A blink of an eye later, the guys look up from their monitors in unison, watching the car tank past with that vibrating trademark roar as it trails a train of spray longer than the wedding dress of a giant. No difference between the 488 and the Pista? Quite the contrary. But the dams don’t break until the rev counter hits 6000 or even 6500rpm. At that point, the imaginary afterburner sets in with a vengeance, pushing the four camshafts, eight cylinders and 32 valves hard towards self-destruction before a tiny chip saves them from overrev harakiri.
What’s the gearchange like in the maximum 488?
In the Pista, flat-out upshifts are an eye-watering kick-and-rush adventure. While the chargers hold up the revs, the dual-clutch transmission whets the gears through the gates without ever missing a beat. Rapid downshifts feel even more physical. Keep the respective paddle pulled, and the cogs will count down the ratios molto presto and hiccup-free, if need be from seven to one. What makes all the difference compared to the standard model is the torque overboost which maximizes the deceleration like a very strong headwind.
Only a bungee jump airs the pit of the stomach as throughly as the 2.85sec 0-62mph acceleration, a time which depends on the standard mixed-to-order rubber 305/30 R20 Michelins. Only a videogame makes the head spin as viciously as the blaring near-zero-back-pressure V8 hammering the 1385kg Pista in a swooshy 7.5sec from 0-125mph. Only an excursion to virtual reality conveys the full force of the in-your-face stopping power of the carbon ceramic brakes which need merely 31.0metres to reel the car in from 62mph.

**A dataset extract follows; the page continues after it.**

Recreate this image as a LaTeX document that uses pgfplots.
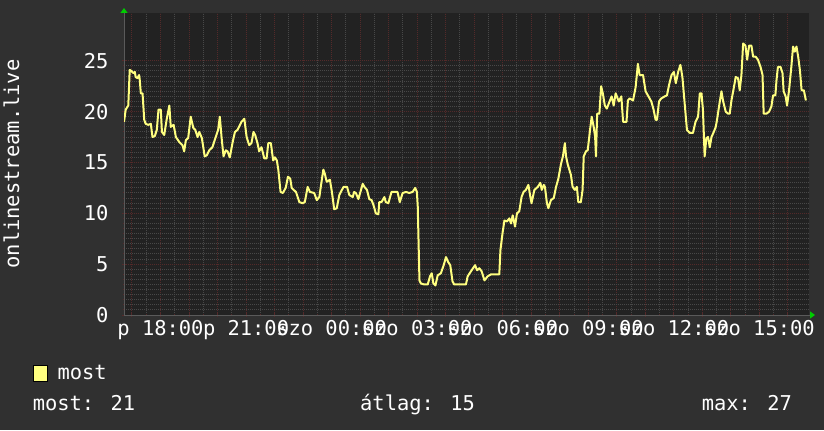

You don’t have to push the Pista to the limit to relish its motorsport genes. Even at seven-tenths, this coupé feels nimbler, crisper and peppier than any other mid-engined Ferrari. Unlike its predecessors, this is not a blunt weapon on steroids but a surprisingly accessible and forgiving supercar. After a short familiarisation peroid – by now on virtually dry turf – one begins to appreciate the positively magnetic roadholding, the quicker reflexes, the even sharper handling and the big band sound of the Jekyll-and-Hyde Kraftwerk.
Rev it hard in manual mode, and the V8 is as explosive and blatantly loud as such a sophisticated high-revving turbocharged engine should be. But when you stick the transmission in Drive, it can be as courteous and obliging as one of the high-output fours mama Fiat has under her wings. In addition to the amazing forward thrust, the Pista comes with an extra helping of Ferrari flair in the shape of additional fairings, diffusors, splitters, ducts and spoilers. The design is not OTT, but in places close to it.
Verdict
Unless you are best buddies with Sergio Marchionne or the Elkann brothers, the 488 Pista is – scusi, ragazzi – out of reach for mere mortals unless they have very deep pockets and can pay the premium independent retailers will undoubtedly charge. Alternatively, you could still try to get your name on the waiting list for the Pista Spyder due in 2019, or you may consider settling for a used high-performance drug from the Emilia Romagna such as the memorable 360 Challenge or a late-model 458 powered by the marque’s last normally-aspirated eight-cylinder engine, which is an icon in its own right.